═════ DATA EXCERPT ═════

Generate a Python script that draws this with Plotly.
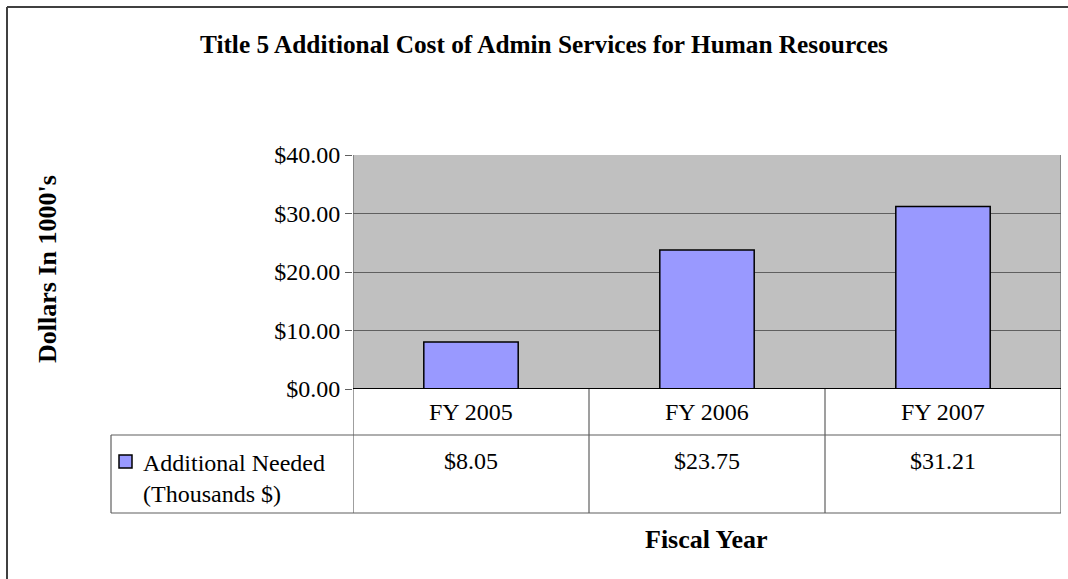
import plotly.graph_objects as go

# Data
categories = ["FY 2005", "FY 2006", "FY 2007"]
values = [8.05, 23.75, 31.21]
value_labels = ["$8.05", "$23.75", "$31.21"]
series_name = "Additional Needed<br>(Thousands $)"
y_ticks = [0, 10, 20, 30, 40]
y_tick_labels = ["$0.00", "$10.00", "$20.00", "$30.00", "$40.00"]

W, H = 1068, 579
FONT = "Liberation Serif, Times New Roman, serif"

def px_x(x):
    return x / W

def px_y(y):
    return 1 - y / H

# Plot area in pixels
PL, PR, PT, PB = 353, 1061, 155, 389
ROW1_B, ROW2_B = 435, 513
LEG_L = 111

fig = go.Figure()
fig.add_trace(go.Bar(
    x=list(range(len(categories))),
    y=values,
    width=0.4,
    marker=dict(color="#9999FF", line=dict(color="black", width=1.5)),
    showlegend=False,
    hoverinfo="skip",
))

shapes = []
gray = "#5f5f5f"
# table horizontal lines
for yy in (ROW1_B, ROW2_B):
    shapes.append(dict(type="line", xref="paper", yref="paper",
                       x0=px_x(LEG_L), x1=px_x(PR), y0=px_y(yy), y1=px_y(yy),
                       line=dict(color=gray, width=1.2)))
# legend cell left edge
shapes.append(dict(type="line", xref="paper", yref="paper",
                   x0=px_x(LEG_L), x1=px_x(LEG_L), y0=px_y(ROW1_B), y1=px_y(ROW2_B),
                   line=dict(color=gray, width=1.2)))
# column dividers (category boundaries), extended from plot into table
for i in range(len(categories) + 1):
    b = i - 0.5
    top = PT if i in (0, len(categories)) else PB
    shapes.append(dict(type="line", xref="x", yref="paper",
                       x0=b, x1=b, y0=px_y(top), y1=px_y(ROW2_B),
                       line=dict(color=gray, width=1.2)))
# baseline
shapes.append(dict(type="line", xref="paper", yref="y",
                   x0=px_x(PL), x1=px_x(PR), y0=0, y1=0,
                   line=dict(color="black", width=2)))
# legend key
shapes.append(dict(type="rect", xref="paper", yref="paper",
                   x0=px_x(119), x1=px_x(132), y0=px_y(468), y1=px_y(455),
                   fillcolor="#9999FF", line=dict(color="black", width=1.5)))
# outer frame: top and left edges
shapes.append(dict(type="line", xref="paper", yref="paper",
                   x0=px_x(7), x1=1.0, y0=px_y(7), y1=px_y(7),
                   line=dict(color="#404040", width=2)))
shapes.append(dict(type="line", xref="paper", yref="paper",
                   x0=px_x(7), x1=px_x(7), y0=px_y(7), y1=0.0,
                   line=dict(color="#404040", width=2)))

def txt(size, bold=False):
    return dict(family=FONT, size=size, color="black")

annotations = []
for i, (c, v) in enumerate(zip(categories, value_labels)):
    annotations.append(dict(x=i, xref="x", y=px_y(412), yref="paper", text=c,
                            xanchor="center", yanchor="middle",
                            showarrow=False, font=txt(24)))
    annotations.append(dict(x=i, xref="x", y=px_y(461), yref="paper", text=v,
                            xanchor="center", yanchor="middle",
                            showarrow=False, font=txt(24)))
annotations.append(dict(x=px_x(141), xref="paper", y=px_y(478), yref="paper",
                        text=series_name, xanchor="left", yanchor="middle", align="left",
                        showarrow=False, font=txt(24)))
annotations.append(dict(x=px_x(544), xref="paper", y=px_y(44), yref="paper",
                        text="<b>Title 5 Additional Cost of Admin Services for Human Resources</b>",
                        xanchor="center", yanchor="middle",
                        showarrow=False, font=txt(25.3)))
annotations.append(dict(x=px_x(706), xref="paper", y=px_y(539), yref="paper",
                        text="<b>Fiscal Year</b>", xanchor="center", yanchor="middle",
                        showarrow=False, font=txt(26)))
annotations.append(dict(x=px_x(47), xref="paper", y=px_y(269), yref="paper",
                        text="<b>Dollars In 1000's</b>", textangle=-90,
                        xanchor="center", yanchor="middle",
                        showarrow=False, font=txt(26)))

fig.update_layout(
    width=W, height=H,
    autosize=False,
    margin=dict(l=0, r=0, t=0, b=0, pad=0, autoexpand=False),
    paper_bgcolor="white",
    plot_bgcolor="#C0C0C0",
    shapes=shapes,
    annotations=annotations,
    xaxis=dict(domain=[px_x(PL), px_x(PR)], range=[-0.5, 2.5],
               showticklabels=False, showgrid=False, zeroline=False,
               showline=False, ticks="", automargin=False),
    yaxis=dict(domain=[px_y(PB), px_y(PT)], range=[0, 40],
               tickvals=y_ticks, ticktext=y_tick_labels,
               showgrid=True, gridcolor=gray, gridwidth=1.2,
               zeroline=False, showline=False, automargin=False,
               ticks="outside", ticklen=7, tickcolor=gray, tickwidth=1.2,
               tickfont=dict(family=FONT, size=24, color="black")),
)

fig.write_html("out.html")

═════

### [YOUR OBJECTIVE]
Give every line back word for word and leave the pictures out.

### [ANSWER IN FULL]
Generate a Python script that draws this with Plotly.
import plotly.graph_objects as go

# Data
categories = ["FY 2005", "FY 2006", "FY 2007"]
values = [8.05, 23.75, 31.21]
value_labels = ["$8.05", "$23.75", "$31.21"]
series_name = "Additional Needed<br>(Thousands $)"
y_ticks = [0, 10, 20, 30, 40]
y_tick_labels = ["$0.00", "$10.00", "$20.00", "$30.00", "$40.00"]

W, H = 1068, 579
FONT = "Liberation Serif, Times New Roman, serif"

def px_x(x):
    return x / W

def px_y(y):
    return 1 - y / H

# Plot area in pixels
PL, PR, PT, PB = 353, 1061, 155, 389
ROW1_B, ROW2_B = 435, 513
LEG_L = 111

fig = go.Figure()
fig.add_trace(go.Bar(
    x=list(range(len(categories))),
    y=values,
    width=0.4,
    marker=dict(color="#9999FF", line=dict(color="black", width=1.5)),
    showlegend=False,
    hoverinfo="skip",
))

shapes = []
gray = "#5f5f5f"
# table horizontal lines
for yy in (ROW1_B, ROW2_B):
    shapes.append(dict(type="line", xref="paper", yref="paper",
                       x0=px_x(LEG_L), x1=px_x(PR), y0=px_y(yy), y1=px_y(yy),
                       line=dict(color=gray, width=1.2)))
# legend cell left edge
shapes.append(dict(type="line", xref="paper", yref="paper",
                   x0=px_x(LEG_L), x1=px_x(LEG_L), y0=px_y(ROW1_B), y1=px_y(ROW2_B),
                   line=dict(color=gray, width=1.2)))
# column dividers (category boundaries), extended from plot into table
for i in range(len(categories) + 1):
    b = i - 0.5
    top = PT if i in (0, len(categories)) else PB
    shapes.append(dict(type="line", xref="x", yref="paper",
                       x0=b, x1=b, y0=px_y(top), y1=px_y(ROW2_B),
                       line=dict(color=gray, width=1.2)))
# baseline
shapes.append(dict(type="line", xref="paper", yref="y",
                   x0=px_x(PL), x1=px_x(PR), y0=0, y1=0,
                   line=dict(color="black", width=2)))
# legend key
shapes.append(dict(type="rect", xref="paper", yref="paper",
                   x0=px_x(119), x1=px_x(132), y0=px_y(468), y1=px_y(455),
                   fillcolor="#9999FF", line=dict(color="black", width=1.5)))
# outer frame: top and left edges
shapes.append(dict(type="line", xref="paper", yref="paper",
                   x0=px_x(7), x1=1.0, y0=px_y(7), y1=px_y(7),
                   line=dict(color="#404040", width=2)))
shapes.append(dict(type="line", xref="paper", yref="paper",
                   x0=px_x(7), x1=px_x(7), y0=px_y(7), y1=0.0,
                   line=dict(color="#404040", width=2)))

def txt(size, bold=False):
    return dict(family=FONT, size=size, color="black")

annotations = []
for i, (c, v) in enumerate(zip(categories, value_labels)):
    annotations.append(dict(x=i, xref="x", y=px_y(412), yref="paper", text=c,
                            xanchor="center", yanchor="middle",
                            showarrow=False, font=txt(24)))
    annotations.append(dict(x=i, xref="x", y=px_y(461), yref="paper", text=v,
                            xanchor="center", yanchor="middle",
                            showarrow=False, font=txt(24)))
annotations.append(dict(x=px_x(141), xref="paper", y=px_y(478), yref="paper",
                        text=series_name, xanchor="left", yanchor="middle", align="left",
                        showarrow=False, font=txt(24)))
annotations.append(dict(x=px_x(544), xref="paper", y=px_y(44), yref="paper",
                        text="<b>Title 5 Additional Cost of Admin Services for Human Resources</b>",
                        xanchor="center", yanchor="middle",
                        showarrow=False, font=txt(25.3)))
annotations.append(dict(x=px_x(706), xref="paper", y=px_y(539), yref="paper",
                        text="<b>Fiscal Year</b>", xanchor="center", yanchor="middle",
                        showarrow=False, font=txt(26)))
annotations.append(dict(x=px_x(47), xref="paper", y=px_y(269), yref="paper",
                        text="<b>Dollars In 1000's</b>", textangle=-90,
                        xanchor="center", yanchor="middle",
                        showarrow=False, font=txt(26)))

fig.update_layout(
    width=W, height=H,
    autosize=False,
    margin=dict(l=0, r=0, t=0, b=0, pad=0, autoexpand=False),
    paper_bgcolor="white",
    plot_bgcolor="#C0C0C0",
    shapes=shapes,
    annotations=annotations,
    xaxis=dict(domain=[px_x(PL), px_x(PR)], range=[-0.5, 2.5],
               showticklabels=False, showgrid=False, zeroline=False,
               showline=False, ticks="", automargin=False),
    yaxis=dict(domain=[px_y(PB), px_y(PT)], range=[0, 40],
               tickvals=y_ticks, ticktext=y_tick_labels,
               showgrid=True, gridcolor=gray, gridwidth=1.2,
               zeroline=False, showline=False, automargin=False,
               ticks="outside", ticklen=7, tickcolor=gray, tickwidth=1.2,
               tickfont=dict(family=FONT, size=24, color="black")),
)

fig.write_html("out.html")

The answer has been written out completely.